I show the kids a simplified version of this algorithm using calculators to multiply and exponentiate the numbers. Once again, it is so delightful to see this in action. The amazement when the two actors end up with the same very large numbers on their calculators, but none of the audience can guess what it is. We repeat this algorithm several times because it really piques the kids’ interest. Math is so cool.

(This actually reminds me of when I saw Whitfield Diffie at the retirement party I organized for my Ph.D. advisor, John McCarthy. They were good friends, and John gave Whit lots of support and even a place to stay while he was working on his now-famous algorithm. Whit is really tall and a pretty snappy dresser for a mathematician. His wife was super nice, and I remember talking to her about their dogs, one of whom was sick.)

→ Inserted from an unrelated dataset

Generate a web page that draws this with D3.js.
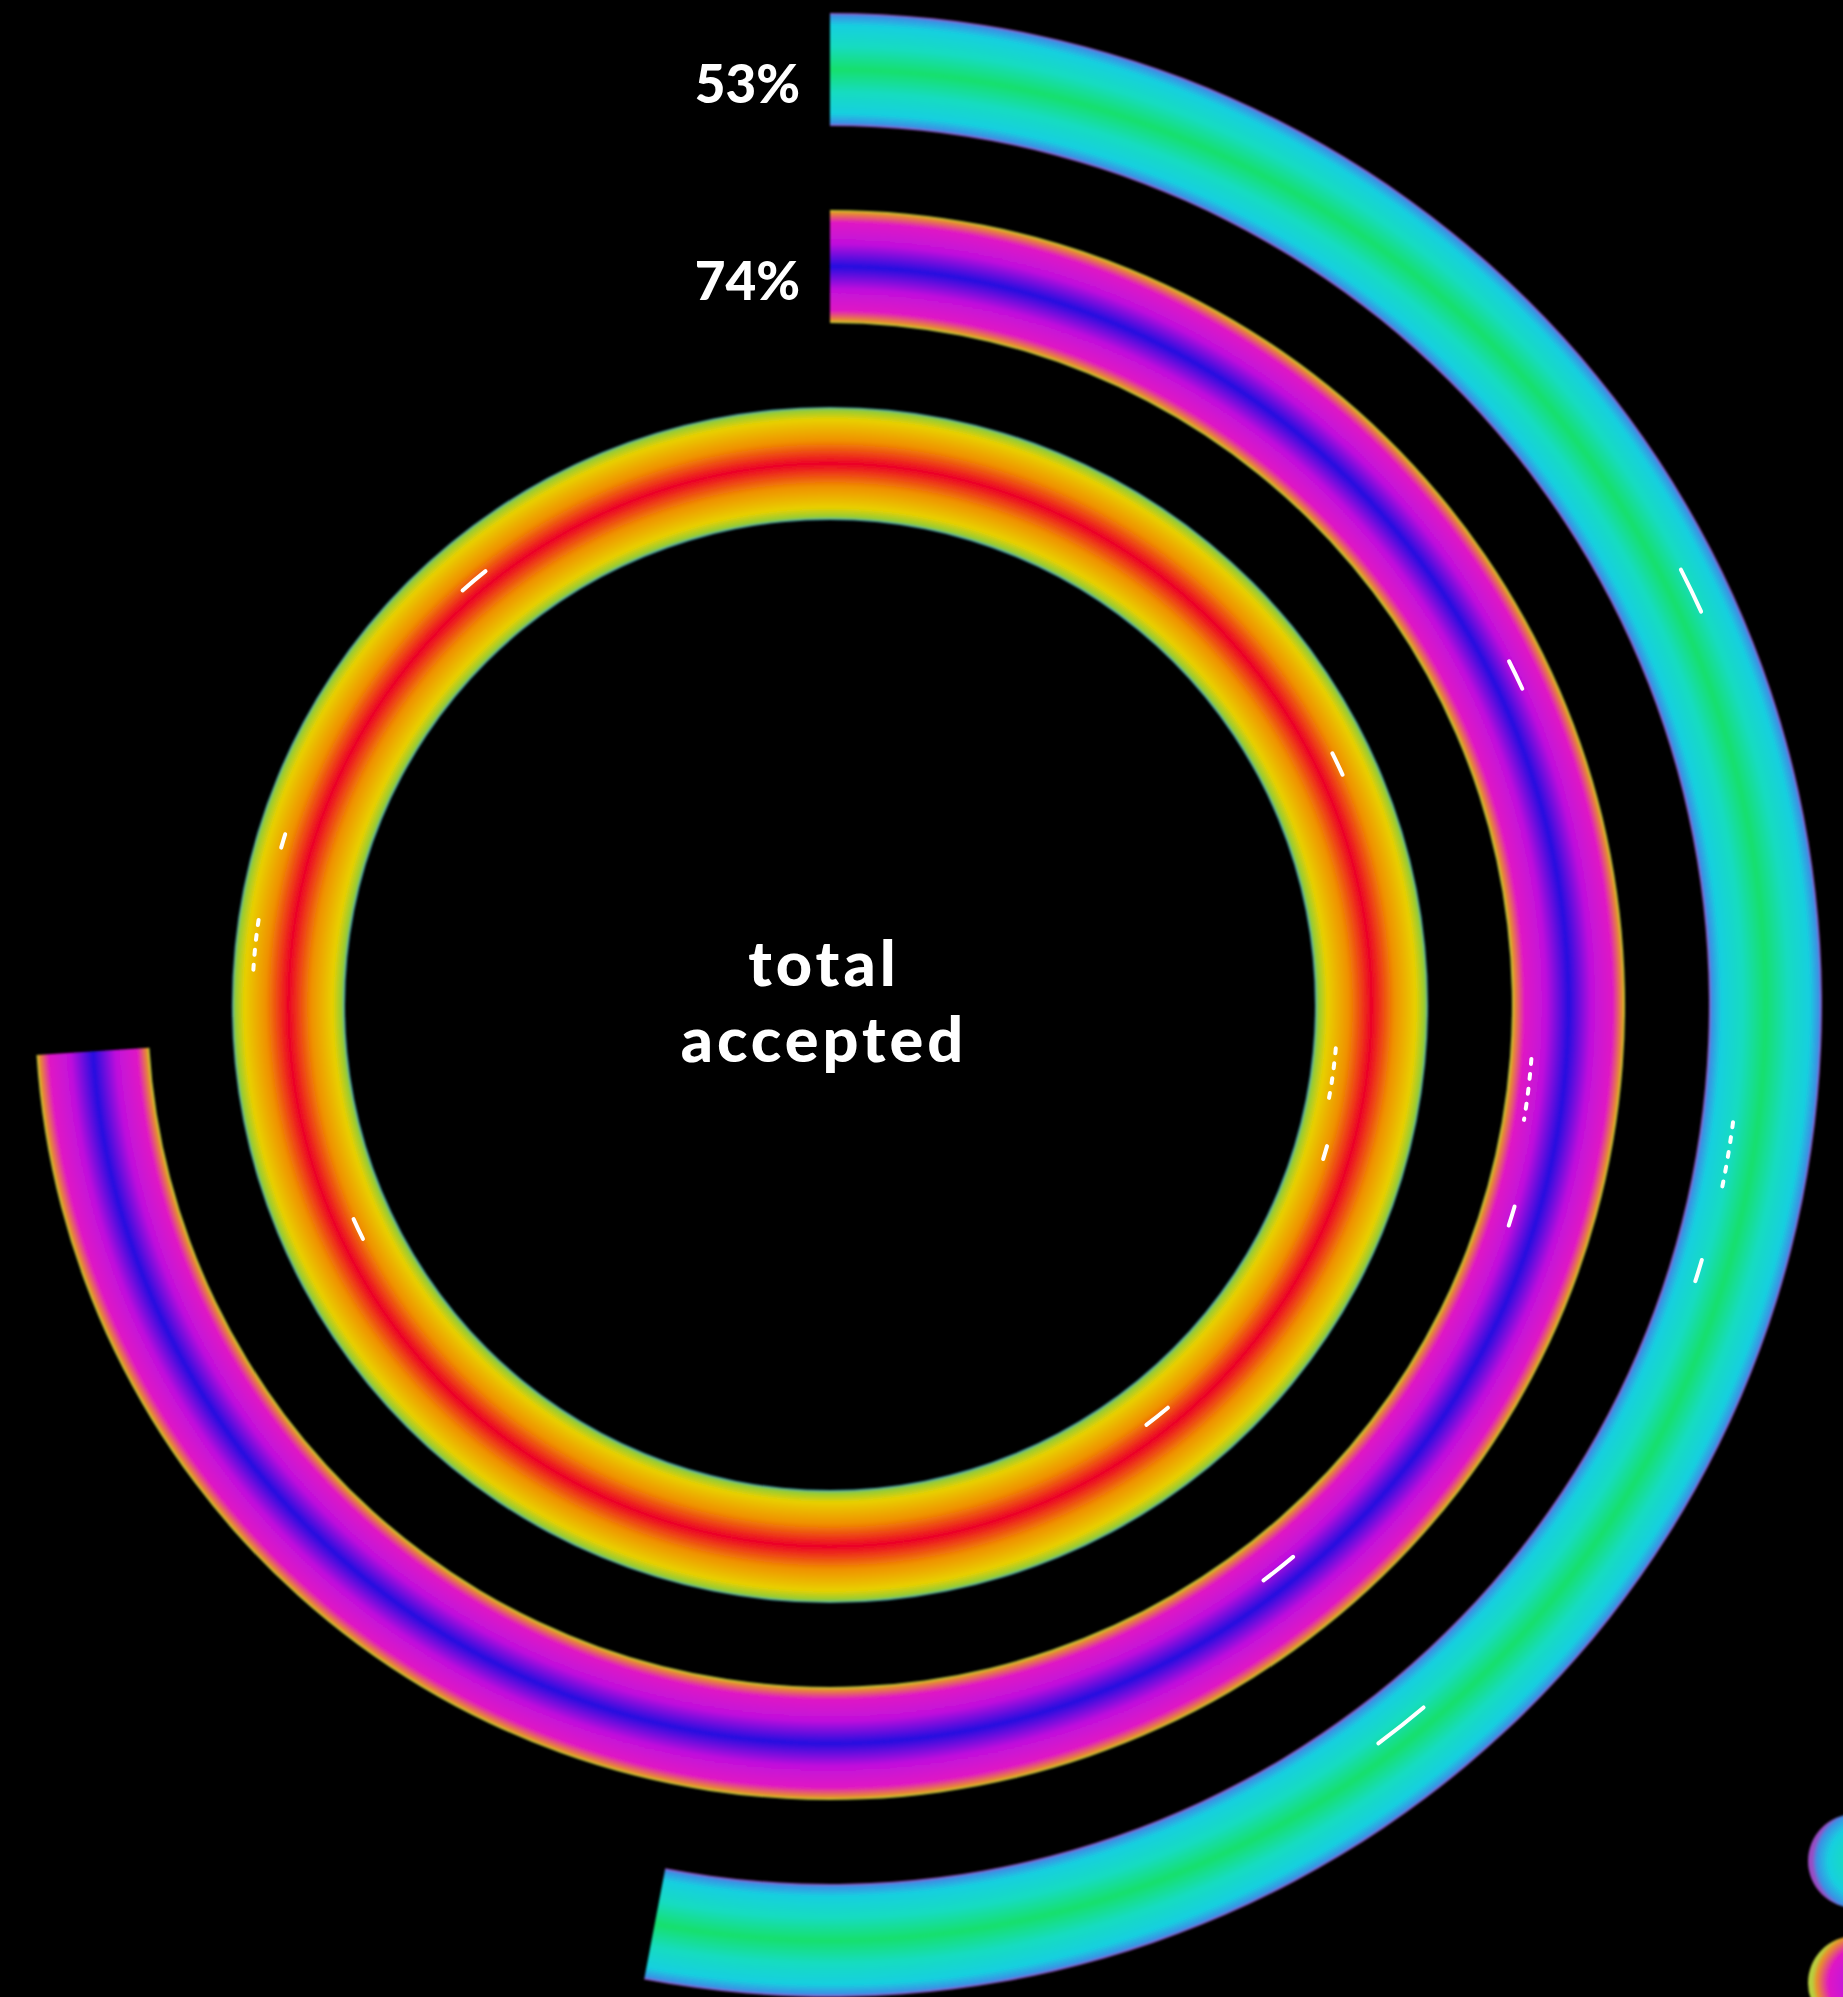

The highlight of the Google Magic course is the demonstration of MapReduce; maybe you know it as Hadoop. The name comes from two LISP operators, map and reduce. (LISP is the programming language invented by my Ph.D. advisor!) MapReduce is a framework we used at Google to quickly process information over thousands of computers.

Because kids learn best with tactile demonstrations, I show the kids how to use this framework to process three pounds of fruit runts, which is about 2500 pieces of colored candy. With a handful of kids and this algorithm, we cannot only sort by color but count all the candy in 10-15 minutes! No comment on how many pieces of candy are “lost” during computation, by the way.

Anyway, these are the ideas I would love to bring to the district regarding technology. Show kids how the hi-tech systems we build in Silicon Valley actually operate so they can build the next generation of them.